▶ **What is asked**:
Give an exact transcription of every line, dropping the images.

▶ **Dataset content**:
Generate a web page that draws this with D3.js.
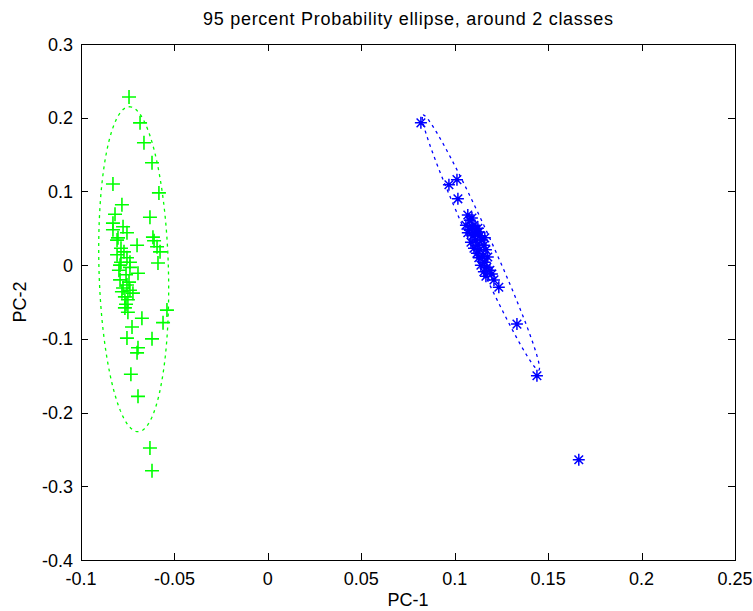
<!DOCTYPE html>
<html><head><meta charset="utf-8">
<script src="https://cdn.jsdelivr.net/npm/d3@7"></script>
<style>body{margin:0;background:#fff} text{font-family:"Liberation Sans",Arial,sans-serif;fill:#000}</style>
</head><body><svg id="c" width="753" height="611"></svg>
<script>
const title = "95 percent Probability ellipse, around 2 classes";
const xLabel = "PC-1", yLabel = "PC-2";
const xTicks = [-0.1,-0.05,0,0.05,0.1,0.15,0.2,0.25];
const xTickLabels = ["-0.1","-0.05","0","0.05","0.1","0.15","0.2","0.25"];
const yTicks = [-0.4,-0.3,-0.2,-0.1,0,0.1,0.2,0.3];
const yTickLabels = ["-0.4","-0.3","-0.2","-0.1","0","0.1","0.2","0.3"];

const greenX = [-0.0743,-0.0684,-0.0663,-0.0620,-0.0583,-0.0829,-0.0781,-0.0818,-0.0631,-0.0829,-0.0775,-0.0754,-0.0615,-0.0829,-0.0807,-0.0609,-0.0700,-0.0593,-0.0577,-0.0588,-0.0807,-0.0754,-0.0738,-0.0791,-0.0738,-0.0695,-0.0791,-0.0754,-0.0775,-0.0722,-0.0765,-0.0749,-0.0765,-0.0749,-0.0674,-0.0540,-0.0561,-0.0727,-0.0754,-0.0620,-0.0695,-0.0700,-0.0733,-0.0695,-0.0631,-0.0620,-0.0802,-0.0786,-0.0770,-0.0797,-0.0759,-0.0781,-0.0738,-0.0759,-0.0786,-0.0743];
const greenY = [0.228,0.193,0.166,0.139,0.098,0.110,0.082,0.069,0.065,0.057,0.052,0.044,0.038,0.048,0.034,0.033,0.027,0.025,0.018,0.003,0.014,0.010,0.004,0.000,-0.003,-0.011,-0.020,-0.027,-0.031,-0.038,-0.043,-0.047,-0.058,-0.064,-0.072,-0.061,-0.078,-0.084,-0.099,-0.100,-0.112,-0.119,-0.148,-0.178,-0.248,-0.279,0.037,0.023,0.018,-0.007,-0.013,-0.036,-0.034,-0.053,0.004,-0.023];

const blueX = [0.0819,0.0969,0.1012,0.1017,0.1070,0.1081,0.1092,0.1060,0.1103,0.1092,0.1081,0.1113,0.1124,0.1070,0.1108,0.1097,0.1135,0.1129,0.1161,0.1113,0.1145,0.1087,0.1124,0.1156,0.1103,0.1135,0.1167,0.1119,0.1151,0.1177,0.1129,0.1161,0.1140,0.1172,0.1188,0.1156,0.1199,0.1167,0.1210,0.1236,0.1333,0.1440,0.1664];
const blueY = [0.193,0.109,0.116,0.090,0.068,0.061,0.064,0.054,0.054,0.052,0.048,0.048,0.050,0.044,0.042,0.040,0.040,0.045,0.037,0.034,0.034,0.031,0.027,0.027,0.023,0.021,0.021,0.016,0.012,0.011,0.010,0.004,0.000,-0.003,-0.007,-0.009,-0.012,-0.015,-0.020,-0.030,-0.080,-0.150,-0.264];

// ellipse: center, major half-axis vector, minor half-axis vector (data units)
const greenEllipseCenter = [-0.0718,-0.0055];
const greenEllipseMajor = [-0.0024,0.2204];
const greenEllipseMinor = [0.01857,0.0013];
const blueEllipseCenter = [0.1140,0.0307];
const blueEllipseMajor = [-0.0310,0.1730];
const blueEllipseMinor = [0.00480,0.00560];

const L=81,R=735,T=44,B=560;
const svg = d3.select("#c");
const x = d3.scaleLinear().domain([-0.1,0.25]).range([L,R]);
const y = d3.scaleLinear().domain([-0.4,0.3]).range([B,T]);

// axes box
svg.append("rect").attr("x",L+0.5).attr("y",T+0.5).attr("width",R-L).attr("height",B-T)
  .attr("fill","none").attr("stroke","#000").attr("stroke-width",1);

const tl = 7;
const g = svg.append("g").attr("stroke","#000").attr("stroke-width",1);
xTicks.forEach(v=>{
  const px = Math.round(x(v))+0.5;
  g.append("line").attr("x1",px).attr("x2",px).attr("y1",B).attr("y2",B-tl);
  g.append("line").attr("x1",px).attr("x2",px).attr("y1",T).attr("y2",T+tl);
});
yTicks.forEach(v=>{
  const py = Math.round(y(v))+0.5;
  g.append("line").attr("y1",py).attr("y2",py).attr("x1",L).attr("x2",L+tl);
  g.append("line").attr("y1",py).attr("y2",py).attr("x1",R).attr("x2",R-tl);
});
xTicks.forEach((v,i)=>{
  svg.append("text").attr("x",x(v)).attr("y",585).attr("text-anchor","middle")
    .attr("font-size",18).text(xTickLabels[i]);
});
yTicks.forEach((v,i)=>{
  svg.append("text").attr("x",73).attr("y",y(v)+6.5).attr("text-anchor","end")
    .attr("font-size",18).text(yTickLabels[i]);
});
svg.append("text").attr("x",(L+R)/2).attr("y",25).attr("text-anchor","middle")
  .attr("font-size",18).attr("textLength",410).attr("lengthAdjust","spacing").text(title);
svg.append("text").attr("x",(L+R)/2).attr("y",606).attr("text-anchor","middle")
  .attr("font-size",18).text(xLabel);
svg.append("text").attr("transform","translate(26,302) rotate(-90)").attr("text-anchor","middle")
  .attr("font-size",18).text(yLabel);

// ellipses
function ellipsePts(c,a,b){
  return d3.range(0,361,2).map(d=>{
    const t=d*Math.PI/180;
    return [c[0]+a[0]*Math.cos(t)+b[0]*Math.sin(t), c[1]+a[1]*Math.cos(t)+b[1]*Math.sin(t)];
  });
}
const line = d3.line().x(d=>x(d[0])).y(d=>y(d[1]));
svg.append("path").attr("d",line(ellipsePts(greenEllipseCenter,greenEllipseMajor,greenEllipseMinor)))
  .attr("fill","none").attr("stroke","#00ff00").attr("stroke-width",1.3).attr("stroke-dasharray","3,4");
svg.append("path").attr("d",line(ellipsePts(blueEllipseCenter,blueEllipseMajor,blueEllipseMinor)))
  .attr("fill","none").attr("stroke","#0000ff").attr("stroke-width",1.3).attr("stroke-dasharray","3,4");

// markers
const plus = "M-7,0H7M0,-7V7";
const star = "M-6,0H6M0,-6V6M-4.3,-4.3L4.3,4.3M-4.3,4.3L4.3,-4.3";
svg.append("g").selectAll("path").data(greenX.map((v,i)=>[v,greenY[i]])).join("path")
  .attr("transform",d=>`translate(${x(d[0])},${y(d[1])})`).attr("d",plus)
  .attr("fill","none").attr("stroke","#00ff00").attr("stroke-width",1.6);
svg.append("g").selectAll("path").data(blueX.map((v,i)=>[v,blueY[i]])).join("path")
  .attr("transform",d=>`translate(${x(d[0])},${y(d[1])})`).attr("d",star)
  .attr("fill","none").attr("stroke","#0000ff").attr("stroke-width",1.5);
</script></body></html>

▶ **Exercise result**:
Generate a web page that draws this with D3.js.
<!DOCTYPE html>
<html><head><meta charset="utf-8">
<script src="https://cdn.jsdelivr.net/npm/d3@7"></script>
<style>body{margin:0;background:#fff} text{font-family:"Liberation Sans",Arial,sans-serif;fill:#000}</style>
</head><body><svg id="c" width="753" height="611"></svg>
<script>
const title = "95 percent Probability ellipse, around 2 classes";
const xLabel = "PC-1", yLabel = "PC-2";
const xTicks = [-0.1,-0.05,0,0.05,0.1,0.15,0.2,0.25];
const xTickLabels = ["-0.1","-0.05","0","0.05","0.1","0.15","0.2","0.25"];
const yTicks = [-0.4,-0.3,-0.2,-0.1,0,0.1,0.2,0.3];
const yTickLabels = ["-0.4","-0.3","-0.2","-0.1","0","0.1","0.2","0.3"];

const greenX = [-0.0743,-0.0684,-0.0663,-0.0620,-0.0583,-0.0829,-0.0781,-0.0818,-0.0631,-0.0829,-0.0775,-0.0754,-0.0615,-0.0829,-0.0807,-0.0609,-0.0700,-0.0593,-0.0577,-0.0588,-0.0807,-0.0754,-0.0738,-0.0791,-0.0738,-0.0695,-0.0791,-0.0754,-0.0775,-0.0722,-0.0765,-0.0749,-0.0765,-0.0749,-0.0674,-0.0540,-0.0561,-0.0727,-0.0754,-0.0620,-0.0695,-0.0700,-0.0733,-0.0695,-0.0631,-0.0620,-0.0802,-0.0786,-0.0770,-0.0797,-0.0759,-0.0781,-0.0738,-0.0759,-0.0786,-0.0743];
const greenY = [0.228,0.193,0.166,0.139,0.098,0.110,0.082,0.069,0.065,0.057,0.052,0.044,0.038,0.048,0.034,0.033,0.027,0.025,0.018,0.003,0.014,0.010,0.004,0.000,-0.003,-0.011,-0.020,-0.027,-0.031,-0.038,-0.043,-0.047,-0.058,-0.064,-0.072,-0.061,-0.078,-0.084,-0.099,-0.100,-0.112,-0.119,-0.148,-0.178,-0.248,-0.279,0.037,0.023,0.018,-0.007,-0.013,-0.036,-0.034,-0.053,0.004,-0.023];

const blueX = [0.0819,0.0969,0.1012,0.1017,0.1070,0.1081,0.1092,0.1060,0.1103,0.1092,0.1081,0.1113,0.1124,0.1070,0.1108,0.1097,0.1135,0.1129,0.1161,0.1113,0.1145,0.1087,0.1124,0.1156,0.1103,0.1135,0.1167,0.1119,0.1151,0.1177,0.1129,0.1161,0.1140,0.1172,0.1188,0.1156,0.1199,0.1167,0.1210,0.1236,0.1333,0.1440,0.1664];
const blueY = [0.193,0.109,0.116,0.090,0.068,0.061,0.064,0.054,0.054,0.052,0.048,0.048,0.050,0.044,0.042,0.040,0.040,0.045,0.037,0.034,0.034,0.031,0.027,0.027,0.023,0.021,0.021,0.016,0.012,0.011,0.010,0.004,0.000,-0.003,-0.007,-0.009,-0.012,-0.015,-0.020,-0.030,-0.080,-0.150,-0.264];

// ellipse: center, major half-axis vector, minor half-axis vector (data units)
const greenEllipseCenter = [-0.0718,-0.0055];
const greenEllipseMajor = [-0.0024,0.2204];
const greenEllipseMinor = [0.01857,0.0013];
const blueEllipseCenter = [0.1140,0.0307];
const blueEllipseMajor = [-0.0310,0.1730];
const blueEllipseMinor = [0.00480,0.00560];

const L=81,R=735,T=44,B=560;
const svg = d3.select("#c");
const x = d3.scaleLinear().domain([-0.1,0.25]).range([L,R]);
const y = d3.scaleLinear().domain([-0.4,0.3]).range([B,T]);

// axes box
svg.append("rect").attr("x",L+0.5).attr("y",T+0.5).attr("width",R-L).attr("height",B-T)
  .attr("fill","none").attr("stroke","#000").attr("stroke-width",1);

const tl = 7;
const g = svg.append("g").attr("stroke","#000").attr("stroke-width",1);
xTicks.forEach(v=>{
  const px = Math.round(x(v))+0.5;
  g.append("line").attr("x1",px).attr("x2",px).attr("y1",B).attr("y2",B-tl);
  g.append("line").attr("x1",px).attr("x2",px).attr("y1",T).attr("y2",T+tl);
});
yTicks.forEach(v=>{
  const py = Math.round(y(v))+0.5;
  g.append("line").attr("y1",py).attr("y2",py).attr("x1",L).attr("x2",L+tl);
  g.append("line").attr("y1",py).attr("y2",py).attr("x1",R).attr("x2",R-tl);
});
xTicks.forEach((v,i)=>{
  svg.append("text").attr("x",x(v)).attr("y",585).attr("text-anchor","middle")
    .attr("font-size",18).text(xTickLabels[i]);
});
yTicks.forEach((v,i)=>{
  svg.append("text").attr("x",73).attr("y",y(v)+6.5).attr("text-anchor","end")
    .attr("font-size",18).text(yTickLabels[i]);
});
svg.append("text").attr("x",(L+R)/2).attr("y",25).attr("text-anchor","middle")
  .attr("font-size",18).attr("textLength",410).attr("lengthAdjust","spacing").text(title);
svg.append("text").attr("x",(L+R)/2).attr("y",606).attr("text-anchor","middle")
  .attr("font-size",18).text(xLabel);
svg.append("text").attr("transform","translate(26,302) rotate(-90)").attr("text-anchor","middle")
  .attr("font-size",18).text(yLabel);

// ellipses
function ellipsePts(c,a,b){
  return d3.range(0,361,2).map(d=>{
    const t=d*Math.PI/180;
    return [c[0]+a[0]*Math.cos(t)+b[0]*Math.sin(t), c[1]+a[1]*Math.cos(t)+b[1]*Math.sin(t)];
  });
}
const line = d3.line().x(d=>x(d[0])).y(d=>y(d[1]));
svg.append("path").attr("d",line(ellipsePts(greenEllipseCenter,greenEllipseMajor,greenEllipseMinor)))
  .attr("fill","none").attr("stroke","#00ff00").attr("stroke-width",1.3).attr("stroke-dasharray","3,4");
svg.append("path").attr("d",line(ellipsePts(blueEllipseCenter,blueEllipseMajor,blueEllipseMinor)))
  .attr("fill","none").attr("stroke","#0000ff").attr("stroke-width",1.3).attr("stroke-dasharray","3,4");

// markers
const plus = "M-7,0H7M0,-7V7";
const star = "M-6,0H6M0,-6V6M-4.3,-4.3L4.3,4.3M-4.3,4.3L4.3,-4.3";
svg.append("g").selectAll("path").data(greenX.map((v,i)=>[v,greenY[i]])).join("path")
  .attr("transform",d=>`translate(${x(d[0])},${y(d[1])})`).attr("d",plus)
  .attr("fill","none").attr("stroke","#00ff00").attr("stroke-width",1.6);
svg.append("g").selectAll("path").data(blueX.map((v,i)=>[v,blueY[i]])).join("path")
  .attr("transform",d=>`translate(${x(d[0])},${y(d[1])})`).attr("d",star)
  .attr("fill","none").attr("stroke","#0000ff").attr("stroke-width",1.5);
</script></body></html>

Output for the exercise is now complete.